Al identificar en la metáfora del manglar los signos del espacio caribeño y la expresión que lo crea y designa, es provechoso pensar en la noción de “territorio” que maneja el puertorriqueño Juan Duchesne, quien identifica en la literatura la capacidad de producir este tipo de espacio: “La palabra territorio no se limita al territorio geográfico; son territorios emocionales, territorios sociales, territorios de la imaginación. Es necesario entender el territorio, no solamente como la demarcación de un área espacial… sino como una red de participantes, agentes, actores, personajes, fuerzas, motivos, humanos y no humanos” [que] “no existe hasta que es creado por sus habitantes”.
El territorio del Caribe opera como un manglar. En su suelo cenagoso se forma el humus de una expresión que sobrepasa los límites de la cultura oficial y su pedagogía de la reducción a lo idéntico. La literatura, el arte en general, en el ámbito de las Antillas, evoca otras configuraciones. Habla de las derivas del sujeto que crea el territorio a despecho de las parálisis y regresiones en las agendas nacionales que prescriben el relato de un nosotros asentado como un dolmen.

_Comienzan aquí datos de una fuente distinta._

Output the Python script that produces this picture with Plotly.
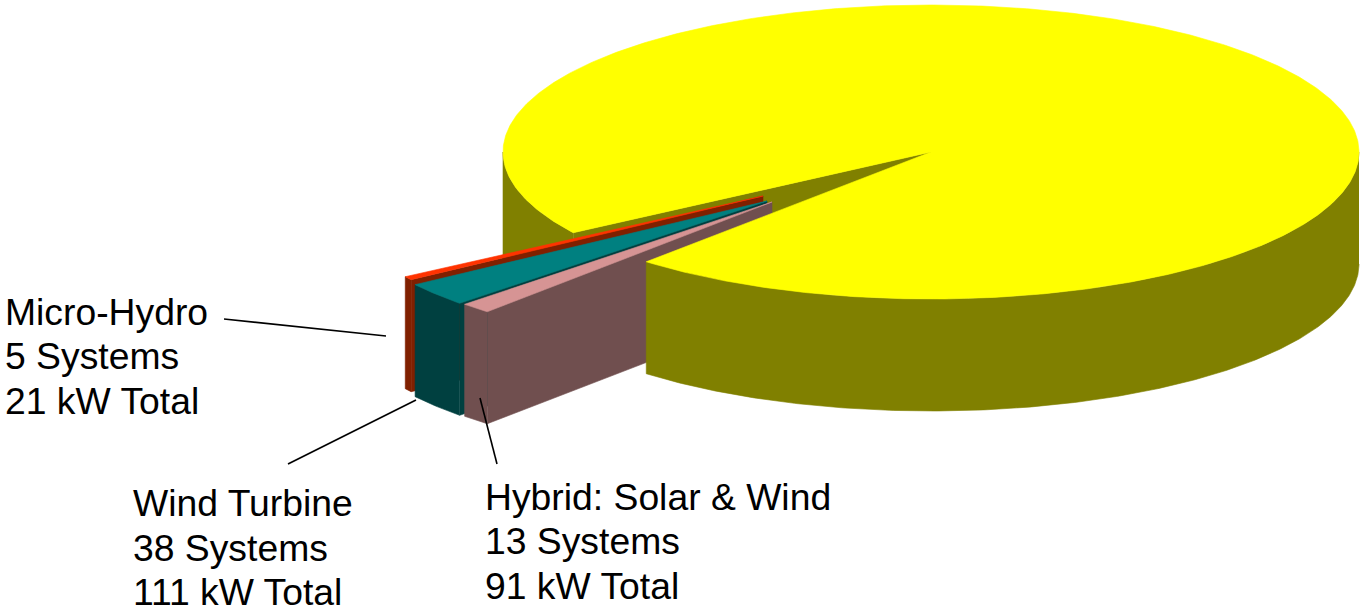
import numpy as np
import plotly.graph_objects as go

# Slice sizes, in degrees of the full pie
slices = ["Hybrid: Solar & Wind", "Wind Turbine", "Micro-Hydro", "Solar"]
slice_degrees = [4.2, 9.4, 1.4, 345.0]

# Label text
hydro_lines = ["Micro-Hydro", "5 Systems", "21 kW Total"]
wind_lines = ["Wind Turbine", "38 Systems", "111 kW Total"]
hybrid_lines = ["Hybrid: Solar & Wind", "13 Systems", "91 kW Total"]

# Styles and geometry of the projected pie
top_colors = ["#D69494", "#008080", "#FF3300", "#FFFF00"]
side_colors = ["#704F4F", "#004040", "#802000", "#808000"]
CX, CY, RX, RY, DEPTH = 931, 152, 428, 147, 112
START = 131.7
explode_dx = [-159, -164, -168, 0]
explode_dy = [50, 49, 44, 0]


def pt(t, ox, oy, drop=0):
    r = np.radians(t)
    return CX + ox + RX * np.cos(r), CY + oy + RY * np.sin(r) + drop


def arc(a, b, ox, oy, drop=0):
    n = max(2, int(abs(b - a) * 2))
    ts = np.linspace(a, b, n)
    return zip(*[pt(t, ox, oy, drop) for t in ts])


def poly(fig, xs, ys, color, name):
    fig.add_trace(go.Scatter(
        x=list(xs), y=list(ys), mode="lines", fill="toself", fillcolor=color,
        line=dict(color=color, width=0.6), name=name, hoverinfo="name",
        showlegend=False))


def side_radial(fig, t, ox, oy, color, name):
    ax, ay = CX + ox, CY + oy
    rx, ry = pt(t, ox, oy)
    poly(fig, [ax, rx, rx, ax, ax], [ay, ry, ry + DEPTH, ay + DEPTH, ay], color, name)


def side_outer(fig, a, b, ox, oy, color, name):
    x1, y1 = arc(a, b, ox, oy)
    x2, y2 = arc(b, a, ox, oy, DEPTH)
    poly(fig, list(x1) + list(x2), list(y1) + list(y2), color, name)


def top(fig, a, b, ox, oy, color, name):
    x1, y1 = arc(a, b, ox, oy)
    poly(fig, [CX + ox] + list(x1) + [CX + ox], [CY + oy] + list(y1) + [CY + oy], color, name)


fig = go.Figure()

edges = np.cumsum([START] + slice_degrees)
sol_start = edges[3]            # far edge of the notch in the solar slice
sol_end = edges[4]              # near edge of the notch
sol = 3

# Solar: back parts behind the exploded slices
side_outer(fig, sol_start, 180, 0, 0, side_colors[sol], slices[sol])
side_radial(fig, sol_start, 0, 0, side_colors[sol], slices[sol])

# Exploded slices, far to near
for i in [2, 1, 0]:
    a, b = edges[i], edges[i + 1]
    ox, oy = explode_dx[i], explode_dy[i]
    side_radial(fig, a, ox, oy, side_colors[i], slices[i])
    side_outer(fig, a, b, ox, oy, side_colors[i], slices[i])
    top(fig, a, b, ox, oy, top_colors[i], slices[i])

# Solar: front wall and top
side_outer(fig, 0, START, 0, 0, side_colors[sol], slices[sol])
top(fig, sol_start, sol_end, 0, 0, top_colors[sol], slices[sol])

# Leader lines
leaders = [((224, 319), (386, 336)), ((416, 400), (288, 464)), ((480, 398), (497, 464))]
shapes = [dict(type="line", xref="x", yref="y", x0=p[0], y0=p[1], x1=q[0], y1=q[1],
               line=dict(color="#000000", width=1.6)) for p, q in leaders]

# Labels
annotations = []
for lines, x, ys in [(hydro_lines, 5, [312, 356, 401]),
                     (wind_lines, 133, [503, 548, 592]),
                     (hybrid_lines, 485, [497, 541, 586])]:
    for text, y in zip(lines, ys):
        annotations.append(dict(
            x=x, y=y, xref="x", yref="y", text=text, showarrow=False,
            xanchor="left", yanchor="middle", xshift=-2,
            font=dict(family="Liberation Sans", size=37.3, color="#000000")))

fig.update_layout(
    width=1364, height=613, margin=dict(l=0, r=0, t=0, b=0),
    paper_bgcolor="#FFFFFF", plot_bgcolor="#FFFFFF",
    xaxis=dict(range=[0, 1364], visible=False, fixedrange=True),
    yaxis=dict(range=[613, 0], visible=False, fixedrange=True),
    shapes=shapes, annotations=annotations, showlegend=False)

fig.write_html("out.html", config={"displayModeBar": False},
               post_script="document.body.style.margin='0';document.documentElement.style.overflow='hidden';")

El territorio que se dilata, incesante, en la trama del Caribe actual se vislumbra en la plástica del dominicano Jorge Pineda, con sus niños de rostro oculto nimbados de excrecencias coralinas. O bien en la fotografía de la puertorriqueña Tari Beroszi, que registra a un tiempo la precariedad y la fuerza del sujeto que se alza de la ruina. La intensidad que impulsa la dispersión del territorio caribeño también está en la imagen del “arca” en un poema de la cubana Reina María Rodríguez, en La Habana subterránea de un relato de Antonio José Ponte, en las travesías temporales de una novela de la dominicana Rita Indiana, en los “mundos” interestelares de la narrativa del puertorriqueño Pedro Cabiya. Como los impredecibles modos del manglar, el arte caribeño siempre está un paso más allá, forjando materia nueva.